Other Causal Possibilities not Listed

Notice that both of these additional possibilities are related to an insufficiency in the simulation of randomness, just as can be the case in cryptographic protocols.

  • The CNN learns the shuffling system or some aspect of it so that when the shuffling is removed, the training no longer applies to the input patterns
  • How the training and testing samples are drawn is not sufficiently random

Additional Questions

Does the model learn from the average of all the data points in the mini-batch? — Yes.

Does it think one mini-batch is one data point? — No. It doesn't think, and the loop does not average the data points before the propagation. Mini-batch simply aggregates the results before back-propagating the correction signal to the parameter tensors.
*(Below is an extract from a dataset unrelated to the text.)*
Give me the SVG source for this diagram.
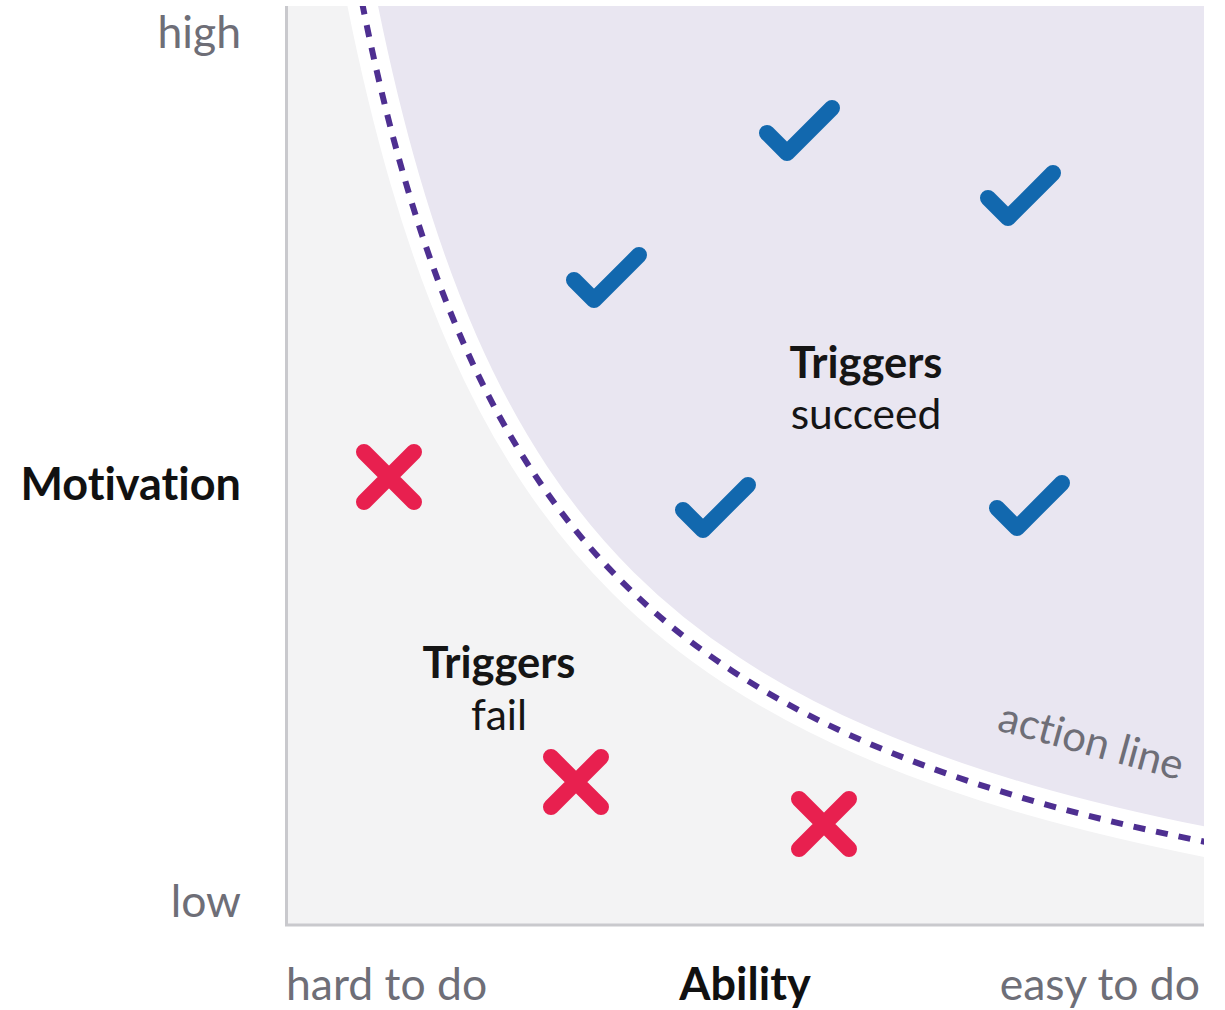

Does order matter? — Order cannot matter in a stateless system, but often does if there is state remembered between discrete events. Mini-batch requires averaging, which requires statefulness to accumulate the addends. But that is not the likely cause. How the batches are selected from the sample is a more likely factor affecting accuracy.

Principles to Comprehend

The convergence of artificial networks in general is based on the statistical characteristics of the training scenario matching the statistical characteristics of the usage scenario. In other words, to use PAC (probably approximately correct) framework terminology, how the training sample is drawn from the total population must be identical to how the validation sample is drawn from the total population. Therefore, if the training sample is not drawn with sufficient randomness from the total population convergence cannot not guaranteed.

Questions to Consider

  • How am I deciding the individual operations within the shuffling?
  • How am I drawing the train and test samples?
  • How am I deciding what samples go in what batch?
  • What natural order is in the data examples, and is it really a sequence rather than a set?
  • If a sequence, then is a classic CNN, not designed out of the box to handle temporal sequences, the correct network design to apply?

Answering these questions and gaining a full conceptual understanding of the probability and statistics aspects of the approach should occur prior to thinking about normalization, which could fix your problem accidentally, but cannot be the root cause of the anomaly.